Die Vorstandsvorsitzende des AWO Bezirksverband Potsdam e.V., Angela Schweers, forderte, dass mehr getan werden müsse, um den Verlust von Wohnraum zu verhindern. Hier gebe es viele Möglichkeiten wie Schuldnerberatungen, betreutes Wohnen und ähnliches. „Zwangsräumungen von Familien mit Kindern dürfen nicht mehr durchgeführt werden. Auch das Abschalten von Strom und Wasser ist gerade für Familien mit Kindern unzumutbar“. Sie verwies darauf, dass zunehmend junge Menschen und Familien mit Kindern von Wohnungslosigkeit betroffen seien. Das AWO Familienhaus sei etwa seit Jahren voll belegt, ebenso das AWO Wohnprojekt Junge Wilde. Und es dauere sehr lange für Menschen in Obdachlosenheimen, wieder eine eigene Wohnung zu bekommen. Grundsätzlich müssten Standards für Obdachlosenheime und Notaufnahmen festgelegt werden. Sammelunterkünfte lehnte sie ab. Stefan Wollenberg (Die Linke) schlug vor, Genossenschaften und kommunale Träger zu stärken, etwa durch Baupachtverträge.
Die Grünen-Direktkandidatin für den Potsdamer Wahlkreis 21, Marie Schäffer, schlug eine Landeswohnungsbaugesellschaft vor, die Baumaßnahmen für bezahlbaren Wohnraum koordinieren könne. Auch müssten die Mieterrechte gestärkt und die Mietpreisbindung im sozialen Wohnungsbau verlängert werden. Daniel Keller (SPD) kritisierte die vielen Auflagen beim Bau. So müsse es eine Planungsbeschleunigung geben, um schneller Wohnraum bereitzustellen. „Die Potsdamer Wohnungsgesellschaft Pro Potsdam erhalte im Schnitt 400 Anfragen auf eine frei werdende Wohnung. Das ist zu viel“, so Keller.
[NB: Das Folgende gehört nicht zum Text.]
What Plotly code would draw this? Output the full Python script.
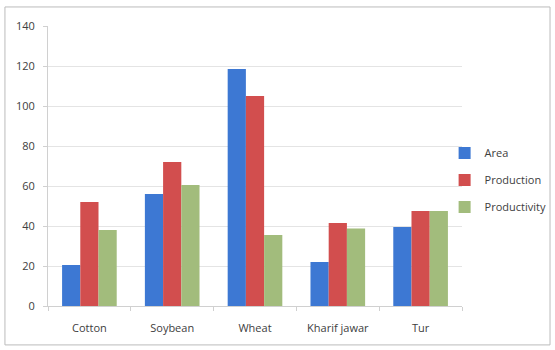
import plotly.graph_objects as go

categories = ["Cotton", "Soybean", "Wheat", "Kharif jawar", "Tur"]
area = [20.5, 56, 118.5, 22, 39.5]
production = [52, 72, 105, 41.5, 47.5]
productivity = [38, 60.5, 35.5, 38.8, 47.5]
y_ticks = [0, 20, 40, 60, 80, 100, 120, 140]

series = [("Area", area, "#3D78D3"), ("Production", production, "#D24E4E"), ("Productivity", productivity, "#A2BC7C")]

fig = go.Figure()
for name, vals, col in series:
    fig.add_trace(go.Bar(x=categories, y=vals, name=name, marker=dict(color=col, line=dict(width=0)),
                         legendgroup=name))

font = "Open Sans, Liberation Sans, sans-serif"
fig.update_layout(
    width=555, height=350,
    margin=dict(l=48, r=93, t=26, b=44, autoexpand=False),
    paper_bgcolor="white", plot_bgcolor="white",
    barmode="group", bargap=0.34, bargroupgap=0,
    font=dict(family=font, size=11, color="#404040"),
    showlegend=True,
    legend=dict(x=0.958, y=0.45, xanchor="left", yanchor="middle", tracegroupgap=8,
                font=dict(size=11, color="#404040"), itemwidth=30, bgcolor="rgba(0,0,0,0)"),
    shapes=[dict(type="rect", xref="paper", yref="paper", x0=-0.104, x1=1.2126, y0=-0.139, y1=1.068,
                 line=dict(color="#BBBBBB", width=1), layer="below")],
)
fig.update_yaxes(range=[0, 140], tickvals=y_ticks, gridcolor="#E4E4E4", gridwidth=1,
                 showline=True, linecolor="#D0D0D0", linewidth=1, zeroline=False,
                 ticks="outside", ticklen=4, tickcolor="#D0D0D0", ticklabelstandoff=6,
                 tickfont=dict(size=11, color="#404040"))
fig.update_xaxes(showline=True, linecolor="#D0D0D0", linewidth=1, ticks="outside", tickson="boundaries",
                 ticklen=4, tickcolor="#D0D0D0",
                 ticklabelstandoff=12, tickfont=dict(size=11, color="#404040"))

fig.write_html("out.html")
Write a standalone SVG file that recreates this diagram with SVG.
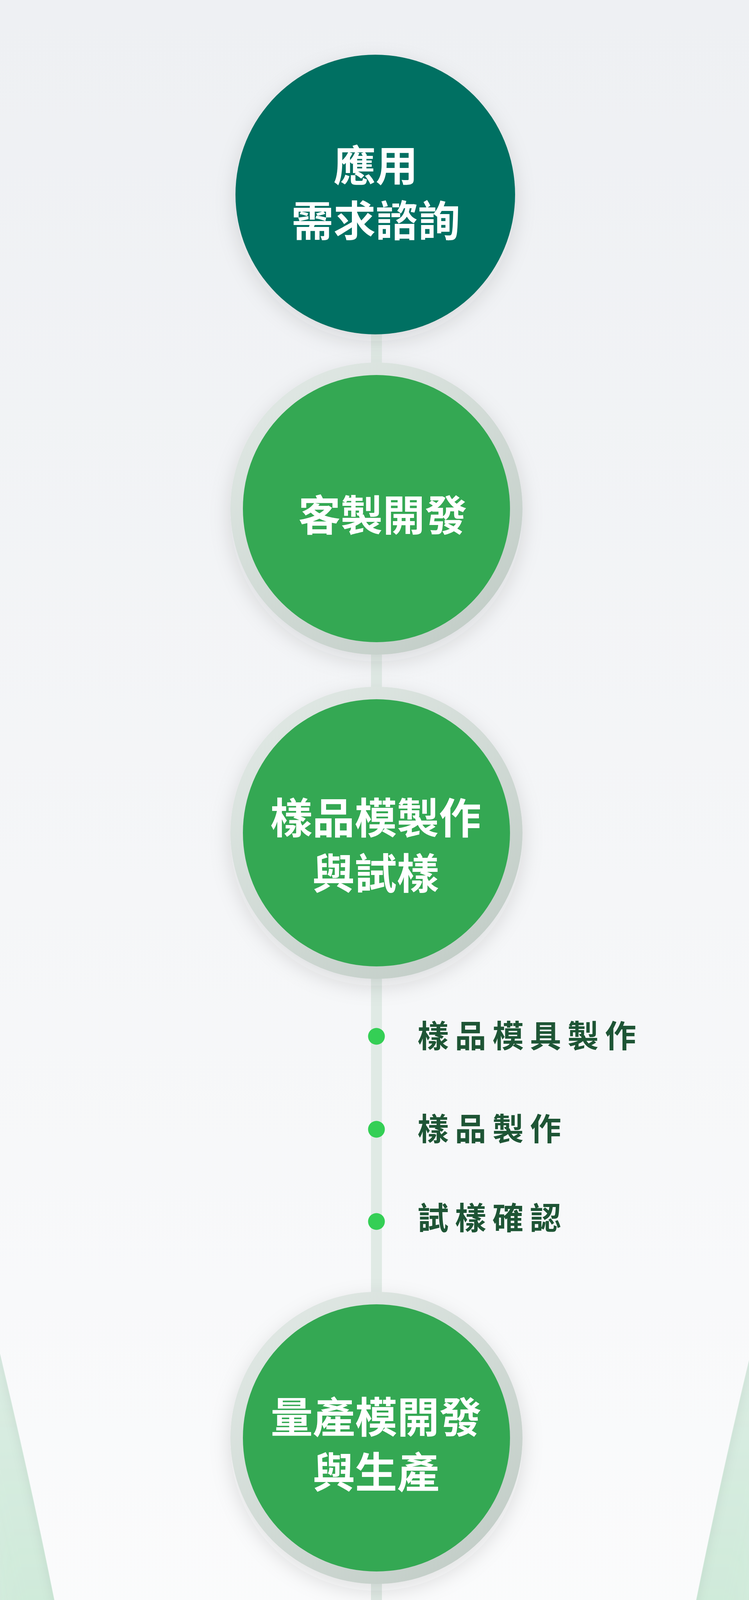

An dem Fachgespräch im moderierten Format „Fishbowl“ nahmen auch Madeleine Floiger (FDP) und die Präsidentin der Potsdamer Arbeiterwohlfahrt, Marianne Rehda, und die Präsidiumsmitglieder Monika Thormeier und Ute Solf teil.
Das nächste Fachgespräch im Fischglas findet am Freitag im Interkulturellen Familiencafé Rathenow der Potsdamer Arbeiterwohlfahrt zum Thema „Geflüchtete integrieren“ statt.